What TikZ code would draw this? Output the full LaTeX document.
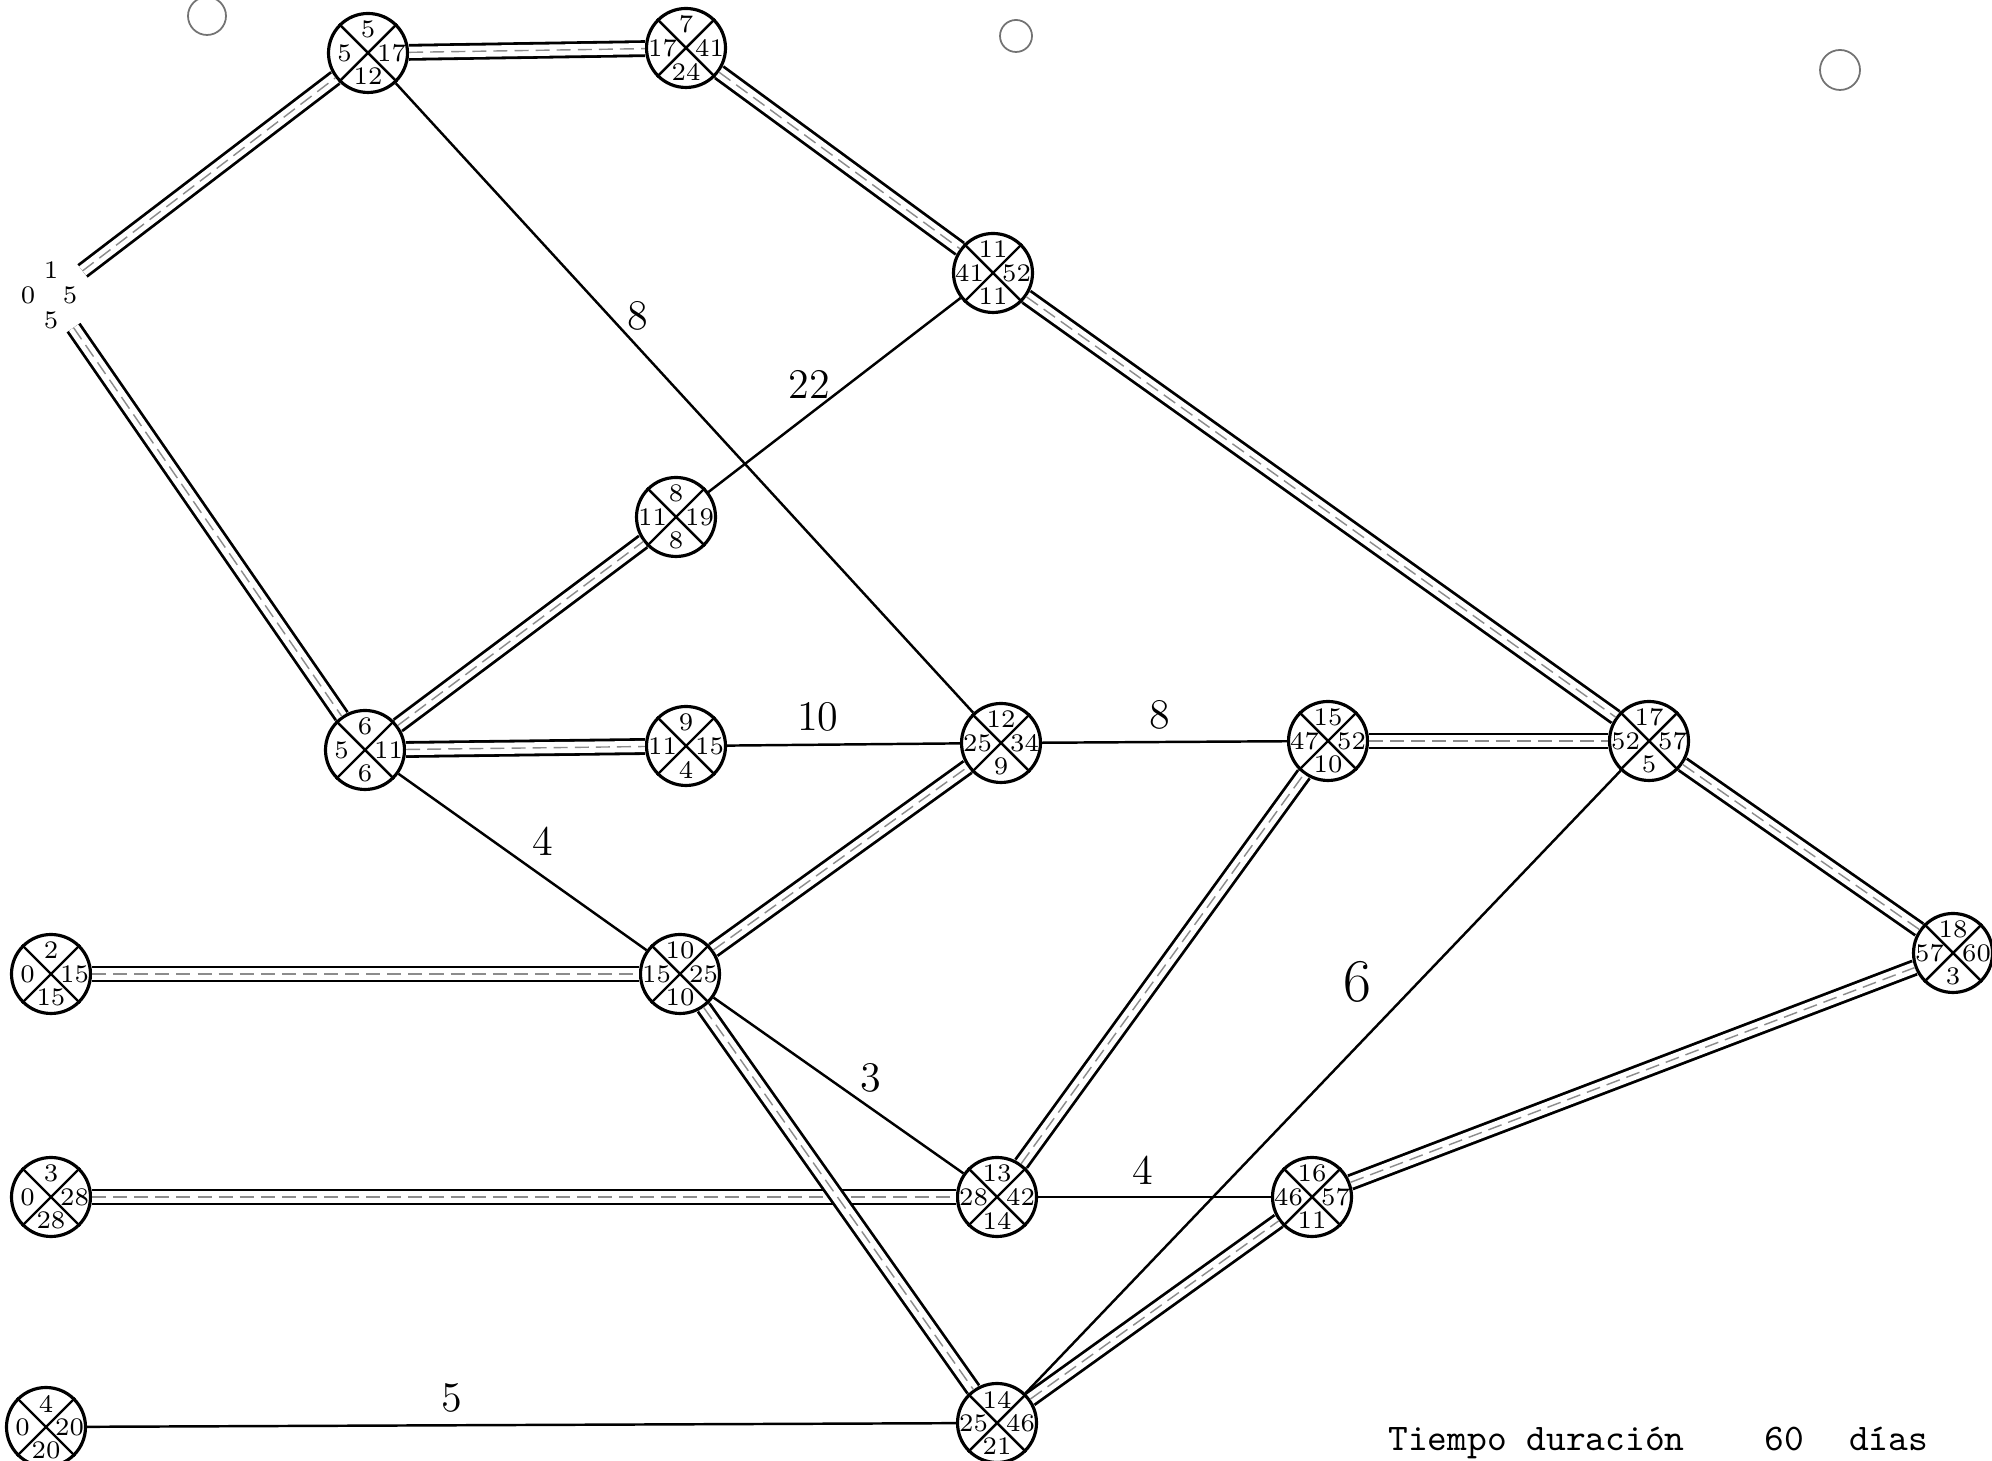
\documentclass[tikz,border=0pt]{standalone}
\usepackage{tikz}
\usetikzlibrary{positioning}

\newcommand{\suceso}[6]{%
\node[ev](#1)at(#2){};
\draw[cruz](#1.north west)--(#1.south east);
\draw[cruz](#1.north east)--(#1.south west);
\node[num](#1-a)at([yshift=2.35mm]#1.center){#3};
\node[num](#1-i)at([xshift=-2.35mm]#1.center){#4};
\node[num](#1-d)at([xshift=2.35mm]#1.center){#5};
\node[num](#1-b)at([yshift=-2.35mm]#1.center){#6};
}

\begin{document}
\begin{tikzpicture}[ev/.style={circle,draw,line width=0.9pt,minimum size=7.9mm,inner sep=0pt},
cruz/.style={line width=0.7pt},
num/.style={inner sep=0pt,font=\fontsize{7.2}{8}\selectfont},
critica/.style={draw=white,line width=3.2pt,preaction={draw=black,line width=4.8pt},
postaction={draw=black!45,line width=0.4pt,dash pattern=on 4pt off 2pt}},
simple/.style={draw,line width=0.7pt},
dur/.style={font=\large}]
\useasboundingbox(0,0)rectangle(19.92,14.61);
\draw[black!55,line width=0.5pt](2.07,14.45)circle(0.19);
\draw[black!55,line width=0.5pt](10.16,14.25)circle(0.16);
\draw[black!55,line width=0.5pt](18.40,13.91)circle(0.2);
\node[circle,minimum size=7.8mm,inner sep=0pt](n1)at(0.51,11.66){};
\node[num](n1-a)at([yshift=2.5mm]n1.center){1};
\node[num](n1-i)at([xshift=-2.3mm]n1.center){0};
\node[num](n1-d)at([xshift=1.9mm]n1.center){5};
\node[num](n1-b)at([yshift=-2.5mm]n1.center){5};
\suceso{n5}{3.68,14.08}{5}{5}{17}{12}
\suceso{n7}{6.86,14.13}{7}{17}{41}{24}
\suceso{n11}{9.93,11.88}{11}{41}{52}{11}
\suceso{n8}{6.76,9.44}{8}{11}{19}{8}
\suceso{n6}{3.65,7.11}{6}{5}{11}{6}
\suceso{n9}{6.86,7.15}{9}{11}{15}{4}
\suceso{n12}{10.01,7.18}{12}{25}{34}{9}
\suceso{n15}{13.28,7.20}{15}{47}{52}{10}
\suceso{n17}{16.49,7.20}{17}{52}{57}{5}
\suceso{n18}{19.53,5.08}{18}{57}{60}{3}
\suceso{n2}{0.51,4.87}{2}{0}{15}{15}
\suceso{n10}{6.80,4.87}{10}{15}{25}{10}
\suceso{n3}{0.51,2.64}{3}{0}{28}{28}
\suceso{n13}{9.97,2.64}{13}{28}{42}{14}
\suceso{n16}{13.12,2.64}{16}{46}{57}{11}
\suceso{n4}{0.46,0.34}{4}{0}{20}{20}
\suceso{n14}{9.97,0.38}{14}{25}{46}{21}
\draw[critica](n1)--(n5);
\draw[critica](n5)--(n7);
\draw[critica](n7)--(n11);
\draw[critica](n11)--(n17);
\draw[critica](n1)--(n6);
\draw[critica](n6)--(n8);
\draw[critica](n6)--(n9);
\draw[critica](n10)--(n12);
\draw[critica](n2)--(n10);
\draw[critica](n3)--(n13);
\draw[critica](n10)--(n14);
\draw[critica](n13)--(n15);
\draw[critica](n15)--(n17);
\draw[critica](n17)--(n18);
\draw[critica](n14)--(n16);
\draw[critica](n16)--(n18);
\draw[simple](n5)--node[dur,pos=0.37,right=0.5mm](e1){8}(n12);
\draw[simple](n11)--node[dur,pos=0.6,above=0.3mm](e2){22}(n8);
\draw[simple](n9)--node[dur,pos=0.39,above](e3){10}(n12);
\draw[simple](n12)--node[dur,pos=0.48,above](e4){8}(n15);
\draw[simple](n6)--node[dur,pos=0.58,above=0.8mm](e5){4}(n10);
\draw[simple](n10)--node[dur,pos=0.63,above=0.3mm](e6){3}(n13);
\draw[simple](n13)--node[dur,pos=0.45,above](e7){4}(n16);
\draw[simple](n17)--node[dur,font=\LARGE,pos=0.34,left=3.4mm](e8){6}(n14);
\draw[simple](n4)--node[dur,pos=0.42,above](e9){5}(n14);
\node[anchor=west,font=\fontsize{10.7}{12}\selectfont\ttfamily](tiempo)at(13.76,0.18){Tiempo duración\hspace{0.8cm}60\hspace{0.45cm}días};
\end{tikzpicture}
\end{document}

▸ **Your objective**
Leave out all pictures, then copy the remaining material exactly.

▸ **Answer for the task**
What TikZ code would draw this? Output the full LaTeX document.
\documentclass[tikz,border=0pt]{standalone}
\usepackage{tikz}
\usetikzlibrary{positioning}

\newcommand{\suceso}[6]{%
\node[ev](#1)at(#2){};
\draw[cruz](#1.north west)--(#1.south east);
\draw[cruz](#1.north east)--(#1.south west);
\node[num](#1-a)at([yshift=2.35mm]#1.center){#3};
\node[num](#1-i)at([xshift=-2.35mm]#1.center){#4};
\node[num](#1-d)at([xshift=2.35mm]#1.center){#5};
\node[num](#1-b)at([yshift=-2.35mm]#1.center){#6};
}

\begin{document}
\begin{tikzpicture}[ev/.style={circle,draw,line width=0.9pt,minimum size=7.9mm,inner sep=0pt},
cruz/.style={line width=0.7pt},
num/.style={inner sep=0pt,font=\fontsize{7.2}{8}\selectfont},
critica/.style={draw=white,line width=3.2pt,preaction={draw=black,line width=4.8pt},
postaction={draw=black!45,line width=0.4pt,dash pattern=on 4pt off 2pt}},
simple/.style={draw,line width=0.7pt},
dur/.style={font=\large}]
\useasboundingbox(0,0)rectangle(19.92,14.61);
\draw[black!55,line width=0.5pt](2.07,14.45)circle(0.19);
\draw[black!55,line width=0.5pt](10.16,14.25)circle(0.16);
\draw[black!55,line width=0.5pt](18.40,13.91)circle(0.2);
\node[circle,minimum size=7.8mm,inner sep=0pt](n1)at(0.51,11.66){};
\node[num](n1-a)at([yshift=2.5mm]n1.center){1};
\node[num](n1-i)at([xshift=-2.3mm]n1.center){0};
\node[num](n1-d)at([xshift=1.9mm]n1.center){5};
\node[num](n1-b)at([yshift=-2.5mm]n1.center){5};
\suceso{n5}{3.68,14.08}{5}{5}{17}{12}
\suceso{n7}{6.86,14.13}{7}{17}{41}{24}
\suceso{n11}{9.93,11.88}{11}{41}{52}{11}
\suceso{n8}{6.76,9.44}{8}{11}{19}{8}
\suceso{n6}{3.65,7.11}{6}{5}{11}{6}
\suceso{n9}{6.86,7.15}{9}{11}{15}{4}
\suceso{n12}{10.01,7.18}{12}{25}{34}{9}
\suceso{n15}{13.28,7.20}{15}{47}{52}{10}
\suceso{n17}{16.49,7.20}{17}{52}{57}{5}
\suceso{n18}{19.53,5.08}{18}{57}{60}{3}
\suceso{n2}{0.51,4.87}{2}{0}{15}{15}
\suceso{n10}{6.80,4.87}{10}{15}{25}{10}
\suceso{n3}{0.51,2.64}{3}{0}{28}{28}
\suceso{n13}{9.97,2.64}{13}{28}{42}{14}
\suceso{n16}{13.12,2.64}{16}{46}{57}{11}
\suceso{n4}{0.46,0.34}{4}{0}{20}{20}
\suceso{n14}{9.97,0.38}{14}{25}{46}{21}
\draw[critica](n1)--(n5);
\draw[critica](n5)--(n7);
\draw[critica](n7)--(n11);
\draw[critica](n11)--(n17);
\draw[critica](n1)--(n6);
\draw[critica](n6)--(n8);
\draw[critica](n6)--(n9);
\draw[critica](n10)--(n12);
\draw[critica](n2)--(n10);
\draw[critica](n3)--(n13);
\draw[critica](n10)--(n14);
\draw[critica](n13)--(n15);
\draw[critica](n15)--(n17);
\draw[critica](n17)--(n18);
\draw[critica](n14)--(n16);
\draw[critica](n16)--(n18);
\draw[simple](n5)--node[dur,pos=0.37,right=0.5mm](e1){8}(n12);
\draw[simple](n11)--node[dur,pos=0.6,above=0.3mm](e2){22}(n8);
\draw[simple](n9)--node[dur,pos=0.39,above](e3){10}(n12);
\draw[simple](n12)--node[dur,pos=0.48,above](e4){8}(n15);
\draw[simple](n6)--node[dur,pos=0.58,above=0.8mm](e5){4}(n10);
\draw[simple](n10)--node[dur,pos=0.63,above=0.3mm](e6){3}(n13);
\draw[simple](n13)--node[dur,pos=0.45,above](e7){4}(n16);
\draw[simple](n17)--node[dur,font=\LARGE,pos=0.34,left=3.4mm](e8){6}(n14);
\draw[simple](n4)--node[dur,pos=0.42,above](e9){5}(n14);
\node[anchor=west,font=\fontsize{10.7}{12}\selectfont\ttfamily](tiempo)at(13.76,0.18){Tiempo duración\hspace{0.8cm}60\hspace{0.45cm}días};
\end{tikzpicture}
\end{document}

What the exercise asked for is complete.